Justice Scalia’s reasoning as to why there is no suitable judicial standard can also be traced back to Justice Frankfurter. Justice Scalia rejects the majority rule principle – that a majority of voters should be able to elect a majority of representatives – as the basis of a judicial standard. This is because it is based on a group claim, and the constitution only grants rights of equal treatment to individual voters. Essentially Justice Scalia treats a group of partisans as a social group no different from (say) farmer or Catholics. Just as farmer and Catholics do not have a right to representation proportional to their number, neither do Democrats or Republicans. We can trace this argument back to Justice O’Connor’s opinion on Davis v. Bandemer (478 US 147) and Justice Frankfurter’s opinion in Colegrove v. Green (328 US 552). In our book We argue that it is in fact possible to justify the majority rule principle strictly from the equal treatment of individual voters.
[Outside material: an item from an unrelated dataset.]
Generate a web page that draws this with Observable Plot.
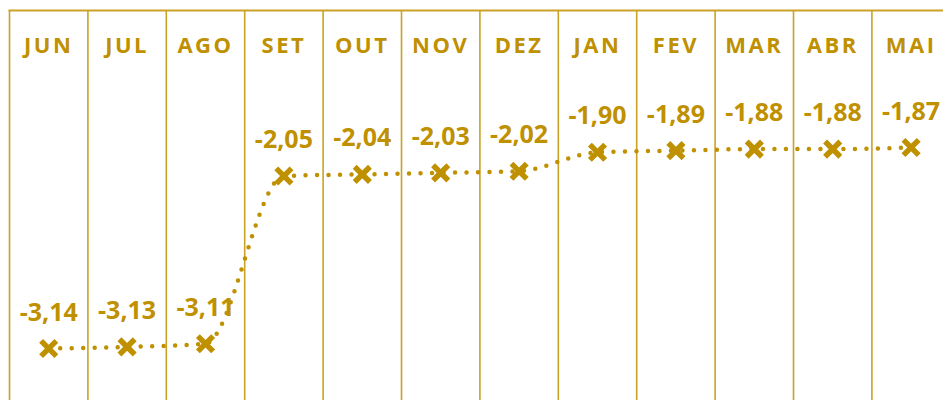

What is ultimately at stake is whether control of the House of Representatives is determined by direct election by the People and majority rule; or whether it depends on indirect control by state governments. Wesberry v. Sanders (1964) restored the principle of the Great Compromise that the House should represent the People directly, but Vieth v. Jubelirer (2004) undermined this. It is likely that the Supreme Court will reconsider this issue in the coming years. This will determine whether control of the House is decided by the People every two years, or by state governments every ten years.